■ **Objective**
Please transcribe the data that follows without the pictures, keeping every word the same.

───── Material provided ─────

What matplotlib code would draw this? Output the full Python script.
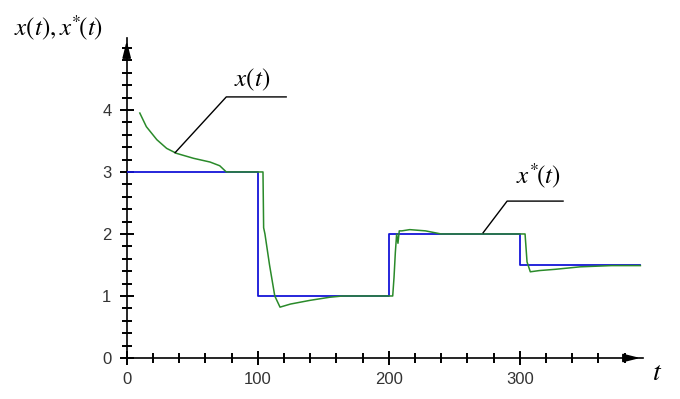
import matplotlib
matplotlib.use("Agg")
import matplotlib.pyplot as plt
from matplotlib.ticker import MultipleLocator

plt.rcParams['mathtext.fontset'] = 'stix'

# reference (blue) step signal x*(t)
blue_t = [0, 100, 100, 200, 200, 300, 300, 392]
blue_y = [3, 3, 1, 1, 2, 2, 1.5, 1.5]

# response (green) x(t)
green_t = [10, 15, 23, 30.5, 38, 51, 63.6, 71, 76, 104, 104.5, 105.5, 109, 113, 117,
           125, 140, 155, 165, 203, 204, 205, 206, 207, 208, 210, 216, 228, 240,
           304, 305.5, 308, 315, 327, 346, 370, 392]
green_y = [3.95, 3.73, 3.52, 3.38, 3.30, 3.22, 3.16, 3.10, 3.0, 3.0, 2.1, 2.0, 1.5, 1.0, 0.82,
           0.87, 0.93, 0.98, 1.0, 1.0, 1.3, 1.7, 2.0, 1.85, 2.05, 2.05, 2.07, 2.05, 2.0,
           2.0, 1.55, 1.39, 1.41, 1.43, 1.47, 1.49, 1.49]

x_major = [0, 100, 200, 300]
y_major = [0, 1, 2, 3, 4]

fig = plt.figure(figsize=(6.8, 3.99), dpi=100)
ax = fig.add_axes([126.7/680, 41/399, 516.3/680, 320/399])
ax.set_xlim(0, 394)
ax.set_ylim(0, 5.16)

ax.plot(blue_t, blue_y, color='#1515d8', lw=1.3, zorder=3)
ax.plot(green_t, green_y, color='#2a8a2a', lw=1.1, zorder=4)

for s in ['top', 'right']:
    ax.spines[s].set_visible(False)
for s in ['left', 'bottom']:
    ax.spines[s].set_linewidth(1.2)
    ax.spines[s].set_color('black')

ax.set_xticks(x_major)
ax.set_yticks(y_major)
ax.xaxis.set_minor_locator(MultipleLocator(20))
ax.yaxis.set_minor_locator(MultipleLocator(0.2))
ax.tick_params(which='major', direction='inout', length=10, width=1.4, color='black',
               labelsize=12, labelcolor='#333333')
ax.tick_params(which='minor', direction='inout', length=7, width=1.4, color='black')
ax.tick_params(axis='x', which='major', pad=5)
ax.tick_params(axis='y', which='major', pad=6)
for lab in ax.get_xticklabels() + ax.get_yticklabels():
    lab.set_fontfamily('Liberation Sans')

# axis arrows
ax.annotate('', xy=(394, 0), xytext=(378, 0),
            arrowprops=dict(arrowstyle='-|>,head_length=1.0,head_width=0.25',
                            color='black', lw=1.2), annotation_clip=False)
ax.annotate('', xy=(0, 5.16), xytext=(0, 4.85),
            arrowprops=dict(arrowstyle='-|>,head_length=1.0,head_width=0.25',
                            color='black', lw=1.2), annotation_clip=False)

# leader lines
ax.plot([121.7, 76, 36.9], [4.21, 4.21, 3.31], color='black', lw=1.0, zorder=5)
ax.plot([333, 290.3, 272], [2.53, 2.53, 2.02], color='black', lw=1.0, zorder=5)

ax.text(96, 4.48, r'$x(t)$', fontsize=18, ha='center', va='center')
ax.text(314, 2.92, r'$x^{*}\!(t)$', fontsize=18, ha='center', va='center')

fig.text(59/680, 1 - 28/399, r'$x(t), x^{*}\!(t)$', fontsize=18, ha='center', va='center')
fig.text(657/680, 1 - 372/399, r'$t$', fontsize=20, ha='center', va='center')

fig.savefig('out.png', dpi=100)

─────

■ **Result**
What matplotlib code would draw this? Output the full Python script.
import matplotlib
matplotlib.use("Agg")
import matplotlib.pyplot as plt
from matplotlib.ticker import MultipleLocator

plt.rcParams['mathtext.fontset'] = 'stix'

# reference (blue) step signal x*(t)
blue_t = [0, 100, 100, 200, 200, 300, 300, 392]
blue_y = [3, 3, 1, 1, 2, 2, 1.5, 1.5]

# response (green) x(t)
green_t = [10, 15, 23, 30.5, 38, 51, 63.6, 71, 76, 104, 104.5, 105.5, 109, 113, 117,
           125, 140, 155, 165, 203, 204, 205, 206, 207, 208, 210, 216, 228, 240,
           304, 305.5, 308, 315, 327, 346, 370, 392]
green_y = [3.95, 3.73, 3.52, 3.38, 3.30, 3.22, 3.16, 3.10, 3.0, 3.0, 2.1, 2.0, 1.5, 1.0, 0.82,
           0.87, 0.93, 0.98, 1.0, 1.0, 1.3, 1.7, 2.0, 1.85, 2.05, 2.05, 2.07, 2.05, 2.0,
           2.0, 1.55, 1.39, 1.41, 1.43, 1.47, 1.49, 1.49]

x_major = [0, 100, 200, 300]
y_major = [0, 1, 2, 3, 4]

fig = plt.figure(figsize=(6.8, 3.99), dpi=100)
ax = fig.add_axes([126.7/680, 41/399, 516.3/680, 320/399])
ax.set_xlim(0, 394)
ax.set_ylim(0, 5.16)

ax.plot(blue_t, blue_y, color='#1515d8', lw=1.3, zorder=3)
ax.plot(green_t, green_y, color='#2a8a2a', lw=1.1, zorder=4)

for s in ['top', 'right']:
    ax.spines[s].set_visible(False)
for s in ['left', 'bottom']:
    ax.spines[s].set_linewidth(1.2)
    ax.spines[s].set_color('black')

ax.set_xticks(x_major)
ax.set_yticks(y_major)
ax.xaxis.set_minor_locator(MultipleLocator(20))
ax.yaxis.set_minor_locator(MultipleLocator(0.2))
ax.tick_params(which='major', direction='inout', length=10, width=1.4, color='black',
               labelsize=12, labelcolor='#333333')
ax.tick_params(which='minor', direction='inout', length=7, width=1.4, color='black')
ax.tick_params(axis='x', which='major', pad=5)
ax.tick_params(axis='y', which='major', pad=6)
for lab in ax.get_xticklabels() + ax.get_yticklabels():
    lab.set_fontfamily('Liberation Sans')

# axis arrows
ax.annotate('', xy=(394, 0), xytext=(378, 0),
            arrowprops=dict(arrowstyle='-|>,head_length=1.0,head_width=0.25',
                            color='black', lw=1.2), annotation_clip=False)
ax.annotate('', xy=(0, 5.16), xytext=(0, 4.85),
            arrowprops=dict(arrowstyle='-|>,head_length=1.0,head_width=0.25',
                            color='black', lw=1.2), annotation_clip=False)

# leader lines
ax.plot([121.7, 76, 36.9], [4.21, 4.21, 3.31], color='black', lw=1.0, zorder=5)
ax.plot([333, 290.3, 272], [2.53, 2.53, 2.02], color='black', lw=1.0, zorder=5)

ax.text(96, 4.48, r'$x(t)$', fontsize=18, ha='center', va='center')
ax.text(314, 2.92, r'$x^{*}\!(t)$', fontsize=18, ha='center', va='center')

fig.text(59/680, 1 - 28/399, r'$x(t), x^{*}\!(t)$', fontsize=18, ha='center', va='center')
fig.text(657/680, 1 - 372/399, r'$t$', fontsize=20, ha='center', va='center')

fig.savefig('out.png', dpi=100)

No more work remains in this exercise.